For teachers, it’s delightful when a past student calls to say, “thank you. I did it with your help.” As a teacher of English as a second language, I got that call from a past student today. She’d done an interview and got a job, not just any job but one in her field with a good salary. This is the goal of most of my students. They come from all over the world only to find out that their degrees and diplomas mean nothing, that extra schooling is required, that no professional jobs are available and as silly as it sounds, they must have Canadian experience before they can get a job. It can be most disheartening.

I remember my past student well. She shed tears when I asked her to do a presentation, saying that she had always been very shy. I coaxed and encouraged, refusing to let her return to her seat and told her that the first few times I did readings, my legs were shaking. I had a good rapport with her as I do with all my students. This could be because I’ve walked in their shoes. I remember my years in Norway, learning the language, sending out at least fifty résumés and getting no response, and feeling like no one around me understood my homesickness and culture shock. I didn’t stay. I felt that there were greener pastures elsewhere.  But, for many of my students, there are no greener pastures and the pastures here that are supposed to be green are white, cold and frozen. There’s no other choice but here. Many are determined to one day return to their native land.

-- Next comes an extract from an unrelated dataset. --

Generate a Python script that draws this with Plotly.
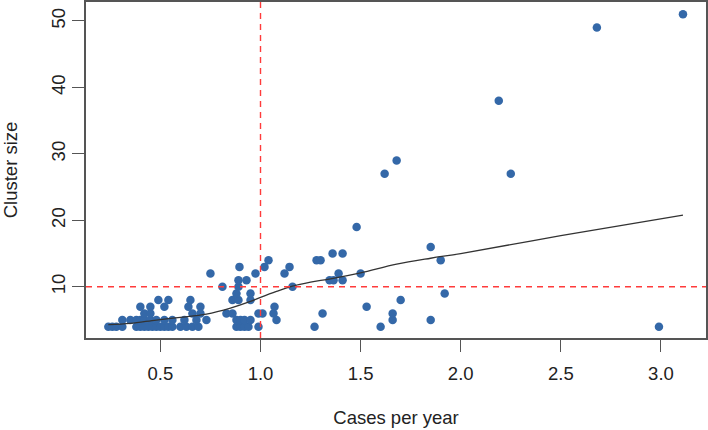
import plotly.graph_objects as go

# Observed clusters: cases per year (x) and cluster size (y)
pts_by_size = {
    4: [0.24, 0.26, 0.28, 0.31, 0.38, 0.40, 0.42, 0.44, 0.46, 0.48, 0.50, 0.52, 0.54,
        0.56, 0.60, 0.63, 0.66, 0.69, 0.88, 0.90, 0.92, 0.94, 0.99, 1.27, 1.60, 2.99],
    5: [0.31, 0.35, 0.38, 0.40, 0.42, 0.45, 0.48, 0.52, 0.56, 0.62, 0.68, 0.73, 0.88,
        0.90, 0.92, 0.95, 1.08, 1.66, 1.85],
    6: [0.42, 0.45, 0.66, 0.70, 0.83, 0.86, 0.99, 1.01, 1.065, 1.31, 1.66],
    7: [0.40, 0.45, 0.52, 0.64, 0.70, 1.07, 1.53],
    8: [0.49, 0.54, 0.65, 0.86, 0.89, 0.95, 1.70],
    9: [0.88, 0.95, 1.92],
    10: [0.81, 0.89, 1.16],
    11: [0.89, 0.93, 1.345, 1.365, 1.41],
    12: [0.75, 0.975, 1.12, 1.39, 1.50],
    13: [0.895, 1.02, 1.145],
    14: [1.04, 1.28, 1.30, 1.90],
    15: [1.36, 1.41],
    16: [1.85],
    19: [1.48],
    27: [1.62, 2.25],
    29: [1.68],
    38: [2.19],
    49: [2.68],
    51: [3.11],
}
cases_per_year = []
cluster_size = []
for size, xs in pts_by_size.items():
    for xv in xs:
        cases_per_year.append(xv)
        cluster_size.append(size)

# Smoothed trend (lowess-like)
smooth_x = [0.24, 0.35, 0.48, 0.60, 0.73, 0.85, 0.95, 1.00, 1.08, 1.16, 1.25, 1.35,
            1.50, 1.68, 1.85, 2.00, 2.50, 3.11]
smooth_y = [4.3, 4.5, 5.0, 5.4, 5.9, 6.8, 7.8, 8.4, 9.3, 10.1, 10.7, 11.2,
            12.1, 13.4, 14.3, 15.0, 17.7, 20.8]

x_threshold = 1.0
y_threshold = 10

x_ticks = [0.5, 1.0, 1.5, 2.0, 2.5, 3.0]
x_tick_labels = ["0.5", "1.0", "1.5", "2.0", "2.5", "3.0"]
y_ticks = [10, 20, 30, 40, 50]
y_tick_labels = ["10", "20", "30", "40", "50"]

font_family = "Liberation Sans, Arial, sans-serif"
FS = 18.5

fig = go.Figure()
fig.add_trace(go.Scatter(
    x=cases_per_year, y=cluster_size, mode="markers",
    marker=dict(color="#3468A8", size=8.5, line=dict(width=0)),
    showlegend=False, hoverinfo="x+y", cliponaxis=False,
))
fig.add_trace(go.Scatter(
    x=smooth_x, y=smooth_y, mode="lines", line_shape="spline",
    line=dict(color="#333333", width=1.3),
    showlegend=False, hoverinfo="skip",
))

fig.add_shape(type="line", xref="x", yref="paper", x0=x_threshold, x1=x_threshold,
              y0=0, y1=1, line=dict(color="#FF3B3B", width=1.4, dash="6px,5px"))
fig.add_shape(type="line", xref="paper", yref="y", x0=0, x1=1,
              y0=y_threshold, y1=y_threshold,
              line=dict(color="#FF3B3B", width=1.4, dash="6px,5px"))

axis_common = dict(
    showgrid=False, zeroline=False, showline=True, mirror=True,
    linecolor="#555555", linewidth=1.5, automargin=False,
    ticks="outside", ticklen=12, tickwidth=1.3, tickcolor="#555555",
    tickfont=dict(family=font_family, size=FS, color="#222222"),
)

fig.update_layout(
    width=708, height=430,
    margin=dict(l=86, r=2, t=2, b=92),
    paper_bgcolor="white", plot_bgcolor="white",
    font=dict(family=font_family, size=FS, color="#222222"),
    xaxis=dict(
        range=[0.1285, 3.225], tickvals=x_ticks, ticktext=x_tick_labels,
        ticklabelstandoff=6,
        title=dict(text="Cases per year", font=dict(size=FS), standoff=28),
        **axis_common,
    ),
    yaxis=dict(
        range=[2.3, 52.85], tickvals=y_ticks, ticktext=y_tick_labels,
        tickangle=-90, ticklabelstandoff=0,
        title=dict(text="Cluster size", font=dict(size=FS), standoff=27),
        **axis_common,
    ),
)

fig.write_html("out.html", config={"displayModeBar": False},
               post_script="document.body.style.margin='0';")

About six years ago, I realized that if I ever returned to Jamaica to live, it wouldn’t be the home I’d left.  I’d be disillusioned. My children, completely Canadian now, probably wouldn’t follow me.  I realized that if I couldn’t be happy here, then chances are, I couldn’t be happy anywhere. These white pastures can be cold but there was one solution for me and that was to throw myself into life here without abandon. I joined a writing group, took up belly dancing, danced at work, released the fear, spoke my mind, went tobogganing, made lots of friends, etc. It’s about enjoying the pastures whether they are cold and icy or warm and green. Life is short and time goes fast so it’s the only way.


1 reply
  1. Lee
    Lee says:

    Hi Peta-Gaye!
    How wonderful to find a friendly voice online. So much is NOT! I feel burdened by the desire to say something momentous, but cannot.

    It’s true we can never go back. All the cliches of the sort you mention in your posting about your daughter leaving home, come to mind.

    I will return to hear your wonderful words again. Thank you.